— begin —

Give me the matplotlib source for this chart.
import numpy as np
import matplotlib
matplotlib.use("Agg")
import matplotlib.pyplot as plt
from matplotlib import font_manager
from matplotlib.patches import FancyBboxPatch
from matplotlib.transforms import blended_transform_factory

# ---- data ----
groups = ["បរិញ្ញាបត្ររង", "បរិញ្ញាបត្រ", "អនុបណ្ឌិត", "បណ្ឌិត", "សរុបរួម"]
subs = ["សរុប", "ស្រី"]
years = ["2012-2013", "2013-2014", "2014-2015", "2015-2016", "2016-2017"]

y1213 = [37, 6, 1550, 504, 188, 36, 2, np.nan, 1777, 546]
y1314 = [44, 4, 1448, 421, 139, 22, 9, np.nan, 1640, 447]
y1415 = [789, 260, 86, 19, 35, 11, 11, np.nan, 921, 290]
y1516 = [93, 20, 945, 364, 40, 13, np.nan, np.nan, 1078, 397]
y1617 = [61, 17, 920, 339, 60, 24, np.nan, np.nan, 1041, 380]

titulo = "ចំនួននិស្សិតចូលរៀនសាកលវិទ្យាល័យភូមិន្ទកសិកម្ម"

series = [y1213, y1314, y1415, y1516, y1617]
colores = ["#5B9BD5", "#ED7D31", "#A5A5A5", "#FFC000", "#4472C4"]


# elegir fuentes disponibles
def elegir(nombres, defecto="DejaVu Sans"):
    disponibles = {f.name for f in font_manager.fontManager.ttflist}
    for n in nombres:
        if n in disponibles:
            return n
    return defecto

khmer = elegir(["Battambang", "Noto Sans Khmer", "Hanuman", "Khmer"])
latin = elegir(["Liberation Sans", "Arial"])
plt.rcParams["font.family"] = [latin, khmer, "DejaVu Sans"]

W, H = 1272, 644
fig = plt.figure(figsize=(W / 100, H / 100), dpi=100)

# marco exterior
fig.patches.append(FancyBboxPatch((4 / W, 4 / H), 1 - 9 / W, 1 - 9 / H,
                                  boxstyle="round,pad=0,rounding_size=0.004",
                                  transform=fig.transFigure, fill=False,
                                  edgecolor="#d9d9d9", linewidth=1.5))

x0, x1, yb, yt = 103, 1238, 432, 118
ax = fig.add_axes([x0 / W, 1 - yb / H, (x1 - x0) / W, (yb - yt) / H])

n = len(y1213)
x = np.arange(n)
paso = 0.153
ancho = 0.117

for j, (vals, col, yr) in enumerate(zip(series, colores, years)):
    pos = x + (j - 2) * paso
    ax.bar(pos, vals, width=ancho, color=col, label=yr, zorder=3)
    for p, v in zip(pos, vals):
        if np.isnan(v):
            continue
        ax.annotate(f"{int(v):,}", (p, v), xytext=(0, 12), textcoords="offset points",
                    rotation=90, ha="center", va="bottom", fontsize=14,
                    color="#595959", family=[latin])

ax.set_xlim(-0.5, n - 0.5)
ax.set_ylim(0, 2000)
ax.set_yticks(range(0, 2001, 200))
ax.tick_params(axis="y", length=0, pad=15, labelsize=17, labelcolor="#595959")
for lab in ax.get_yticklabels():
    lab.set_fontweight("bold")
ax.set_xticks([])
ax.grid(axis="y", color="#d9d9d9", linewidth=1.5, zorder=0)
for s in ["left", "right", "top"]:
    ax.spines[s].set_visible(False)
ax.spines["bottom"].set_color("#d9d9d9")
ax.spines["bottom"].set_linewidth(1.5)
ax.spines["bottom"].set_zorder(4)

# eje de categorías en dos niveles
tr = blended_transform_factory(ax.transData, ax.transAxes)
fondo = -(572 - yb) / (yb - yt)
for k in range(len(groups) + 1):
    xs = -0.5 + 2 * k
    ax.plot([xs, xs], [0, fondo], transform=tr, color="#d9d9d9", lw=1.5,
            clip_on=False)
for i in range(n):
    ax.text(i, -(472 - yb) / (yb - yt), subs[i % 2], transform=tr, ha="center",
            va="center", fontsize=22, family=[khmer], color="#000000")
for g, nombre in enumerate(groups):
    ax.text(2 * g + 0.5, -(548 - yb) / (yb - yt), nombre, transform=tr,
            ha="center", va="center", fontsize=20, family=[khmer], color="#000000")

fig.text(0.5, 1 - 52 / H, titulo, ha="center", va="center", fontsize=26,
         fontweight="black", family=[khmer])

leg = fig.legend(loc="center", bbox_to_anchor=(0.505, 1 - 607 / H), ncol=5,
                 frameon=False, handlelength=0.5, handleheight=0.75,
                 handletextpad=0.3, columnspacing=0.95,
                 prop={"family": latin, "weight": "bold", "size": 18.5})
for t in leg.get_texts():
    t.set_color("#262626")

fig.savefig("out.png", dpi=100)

— end —

- EXERCISE DIRECTIONS
Each line of the listing should be echoed back exactly.

- OUTPUT OF THE EXERCISE
Give me the matplotlib source for this chart.
import numpy as np
import matplotlib
matplotlib.use("Agg")
import matplotlib.pyplot as plt
from matplotlib import font_manager
from matplotlib.patches import FancyBboxPatch
from matplotlib.transforms import blended_transform_factory

# ---- data ----
groups = ["បរិញ្ញាបត្ររង", "បរិញ្ញាបត្រ", "អនុបណ្ឌិត", "បណ្ឌិត", "សរុបរួម"]
subs = ["សរុប", "ស្រី"]
years = ["2012-2013", "2013-2014", "2014-2015", "2015-2016", "2016-2017"]

y1213 = [37, 6, 1550, 504, 188, 36, 2, np.nan, 1777, 546]
y1314 = [44, 4, 1448, 421, 139, 22, 9, np.nan, 1640, 447]
y1415 = [789, 260, 86, 19, 35, 11, 11, np.nan, 921, 290]
y1516 = [93, 20, 945, 364, 40, 13, np.nan, np.nan, 1078, 397]
y1617 = [61, 17, 920, 339, 60, 24, np.nan, np.nan, 1041, 380]

titulo = "ចំនួននិស្សិតចូលរៀនសាកលវិទ្យាល័យភូមិន្ទកសិកម្ម"

series = [y1213, y1314, y1415, y1516, y1617]
colores = ["#5B9BD5", "#ED7D31", "#A5A5A5", "#FFC000", "#4472C4"]


# elegir fuentes disponibles
def elegir(nombres, defecto="DejaVu Sans"):
    disponibles = {f.name for f in font_manager.fontManager.ttflist}
    for n in nombres:
        if n in disponibles:
            return n
    return defecto

khmer = elegir(["Battambang", "Noto Sans Khmer", "Hanuman", "Khmer"])
latin = elegir(["Liberation Sans", "Arial"])
plt.rcParams["font.family"] = [latin, khmer, "DejaVu Sans"]

W, H = 1272, 644
fig = plt.figure(figsize=(W / 100, H / 100), dpi=100)

# marco exterior
fig.patches.append(FancyBboxPatch((4 / W, 4 / H), 1 - 9 / W, 1 - 9 / H,
                                  boxstyle="round,pad=0,rounding_size=0.004",
                                  transform=fig.transFigure, fill=False,
                                  edgecolor="#d9d9d9", linewidth=1.5))

x0, x1, yb, yt = 103, 1238, 432, 118
ax = fig.add_axes([x0 / W, 1 - yb / H, (x1 - x0) / W, (yb - yt) / H])

n = len(y1213)
x = np.arange(n)
paso = 0.153
ancho = 0.117

for j, (vals, col, yr) in enumerate(zip(series, colores, years)):
    pos = x + (j - 2) * paso
    ax.bar(pos, vals, width=ancho, color=col, label=yr, zorder=3)
    for p, v in zip(pos, vals):
        if np.isnan(v):
            continue
        ax.annotate(f"{int(v):,}", (p, v), xytext=(0, 12), textcoords="offset points",
                    rotation=90, ha="center", va="bottom", fontsize=14,
                    color="#595959", family=[latin])

ax.set_xlim(-0.5, n - 0.5)
ax.set_ylim(0, 2000)
ax.set_yticks(range(0, 2001, 200))
ax.tick_params(axis="y", length=0, pad=15, labelsize=17, labelcolor="#595959")
for lab in ax.get_yticklabels():
    lab.set_fontweight("bold")
ax.set_xticks([])
ax.grid(axis="y", color="#d9d9d9", linewidth=1.5, zorder=0)
for s in ["left", "right", "top"]:
    ax.spines[s].set_visible(False)
ax.spines["bottom"].set_color("#d9d9d9")
ax.spines["bottom"].set_linewidth(1.5)
ax.spines["bottom"].set_zorder(4)

# eje de categorías en dos niveles
tr = blended_transform_factory(ax.transData, ax.transAxes)
fondo = -(572 - yb) / (yb - yt)
for k in range(len(groups) + 1):
    xs = -0.5 + 2 * k
    ax.plot([xs, xs], [0, fondo], transform=tr, color="#d9d9d9", lw=1.5,
            clip_on=False)
for i in range(n):
    ax.text(i, -(472 - yb) / (yb - yt), subs[i % 2], transform=tr, ha="center",
            va="center", fontsize=22, family=[khmer], color="#000000")
for g, nombre in enumerate(groups):
    ax.text(2 * g + 0.5, -(548 - yb) / (yb - yt), nombre, transform=tr,
            ha="center", va="center", fontsize=20, family=[khmer], color="#000000")

fig.text(0.5, 1 - 52 / H, titulo, ha="center", va="center", fontsize=26,
         fontweight="black", family=[khmer])

leg = fig.legend(loc="center", bbox_to_anchor=(0.505, 1 - 607 / H), ncol=5,
                 frameon=False, handlelength=0.5, handleheight=0.75,
                 handletextpad=0.3, columnspacing=0.95,
                 prop={"family": latin, "weight": "bold", "size": 18.5})
for t in leg.get_texts():
    t.set_color("#262626")

fig.savefig("out.png", dpi=100)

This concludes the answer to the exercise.